La entrevista pone de relieve el pesimismo existencial que colorea la visión de Ratzinger acerca del mundo contemporáneo y de la Iglesia postconciliar. Las palabras clave del Vaticano II -como diálogo, esperanza, pueblo de Dios, colegialidad, comunidad- no aparecen ni una sola vez en el texto. Abundan, en cambio, términos como "acción satánica", "regímenes de terror" de las religiones no cristianas, "degeneración", "sectas", "crisis", "restauración". Reaparece, en suma, aquel pesimismo cristiano que el concilio intentó combatir con el famoso documento Gaudium et spes. El prefecto del ex Santo Oficio entra, incluso, a defender la existencia personal del demonio para justificar ciertos horrores del mundo contemporáneo, sobre todo el marxismo. También afirma que la teología de la liberación va en contra de los más pobres. El lenguaje del cardenal denota, a la vez, la crispación contra todo lo moderno y el miedo a no poder controlar, desde arriba, la revolución producida por el concilio, sobre todo tras el diálogo abierto entre la Iglesia y la sociedad.
El ataque a las conferencias episcopales, a las que acusa de no tener "base teológica", puede ser interpretado igualmente como una manifestación del temor a los episcopados de Brasil, de Perú, de Estados Unidos, de Canadá y de algunos países del continente africano. Pero es también un ataque indirecto a la colegialidad, a la democratización iniciada en la Iglesia por el concilio.

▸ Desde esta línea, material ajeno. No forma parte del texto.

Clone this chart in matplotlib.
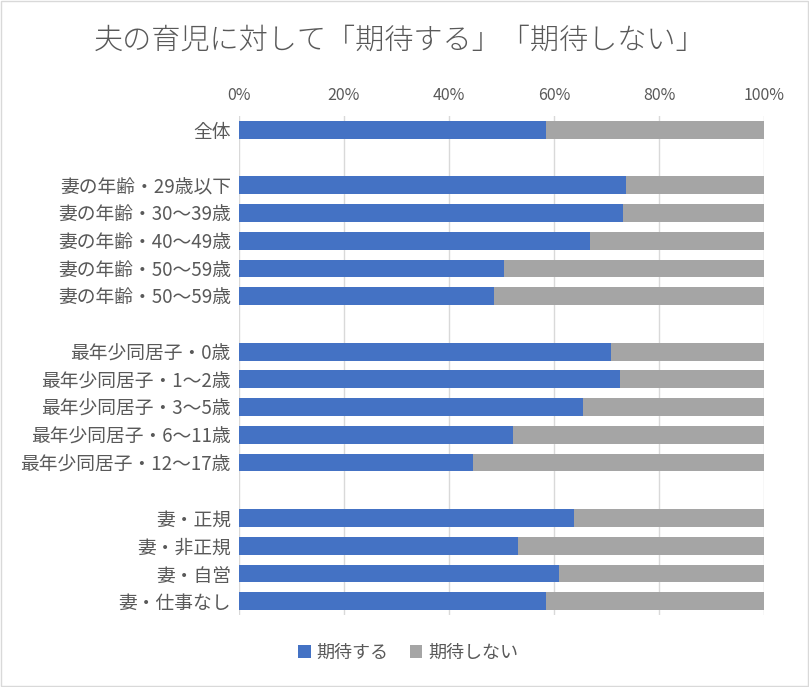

Resulta difícil admitir la hipótesis de que el prefecto de la congregación para la Doctrina de la Fe hubiera podido atreverse a expresar esas ideas sin conocimiento previo de Juan Pablo II, responsable último de la congregación. Sólo cabe especular, así, con la posibilidad de que la cúspide de la Iglesia de Roma, el dúo Wojtyla-Ratzinger, esté preparando la convocatoria de un nuevo concilio ecuménico, el Vaticano III, en clave restauradora, que rectifique los errores pasados. Esa es la pregunta que ya empiezan a hacerse no pocos teólogos y obispos del Tercer Mundo, para quienes la convocatoria de un concilio que tuviera como finalidad anular los frutos del Vaticano II podría acabar en un auténtico cisma.
El rumbo hacia el que se oriente Roma en el futuro no es una cuestión que interese sólo a los católicos sino a todos quienes, desde el agnostiscismo o desde otras creencias, apreciaron las contribuciones a la tolerancia, al diálogo, a la paz y a las libertades del Vaticano II. Que Ratzinger crea en la existencia personal del demonio es un asunto suyo; pero produce cierto escalofrío, sobre todo cuando se recuerdan algunas negras y sangrientas páginas de la historia eclesial, que el prefecto del antiguo Santo Oficio atribuya al angel caído un activo papel causal en los males del mundo contemporáneo y prepare así leña verde para las hogueras del fanatismo.